INSERT INTO [destination.ex.com].[bacon-wrench].[dbo].[tblFruitPunch]
(PunchID, BaconID) VALUES
(34,56),
(22,11),
(33,55),
(1,2);";
using(SqlCommand cmd = new SqlCommand(sql, c))
{
cmd.ExecuteNonQuery();
}
}
If you are using SQL Server 2008+, you can introduce a Table user datatype. Prepare the type, receiving table and stored procedure something like below. Data type and stored procedure is on the local system. I generally have an if statement in the code detecting whether the table is remote or local, remote I do this, local I use SqlBulkCopy.
if(TYPE_ID(N'[Owner].[TempTableType]') is null)
begin
CREATE TYPE [Owner].[TempTableType] AS TABLE ( [PendingID] uniqueidentifier, [Reject] bit)
end
IF NOT EXISTS (SELECT * FROM [LinkedServer].[DatabaseOnLS].sys.tables where name = 'TableToReceive')
EXEC('
CREATE TABLE [DatabaseOnLS].[Owner].[TableToReceive] ( [PendingID] uniqueidentifier, [Reject] bit)
') AT [LinkedServer]
else
EXEC('
TRUNCATE TABLE [DatabaseOnLS].[Owner].[TableToReceive]
') AT [LinkedServer]
CREATE PROCEDURE [Owner].[TempInsertTable]
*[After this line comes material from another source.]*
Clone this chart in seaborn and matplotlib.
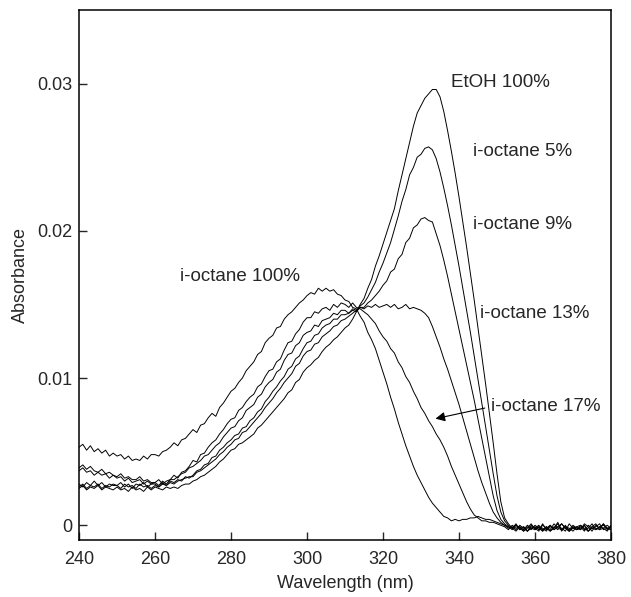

#newTableType TempTableType readonly
AS
BEGIN
insert into [LinkedServer].[DatabaseOnLS].[Owner].[TableToReceive] select * from #newTableType
END
In the C# code you can then do something like this to insert the DataTable into the table on the linked server (I'm using an existing UnitOfWork, which already have a connection and transaction):
using (var command = new SqlCommand("TempInsertTable",
oUoW.Database.Connection as SqlConnection) { CommandType = CommandType.StoredProcedure }
)
{
command.Transaction = oUoW.Database.CurrentTransaction as SqlTransaction;
command.Parameters.Add(new SqlParameter("#newTableType", oTempTable));
drResults = command.ExecuteReader();
drResults.Close();
}
After trying a number of things including linked server settings, collations, synonyms, etc., I eventually got to this error message:
Inserting into remote tables or views is not allowed by using the BCP utility or by using BULK INSERT.
Perhaps you can bulk insert to a staging table on your local server (your code works fine for this) and then insert from that staging table to your linked server from there, followed by a local delete of the staging table. You'll have to test for performance.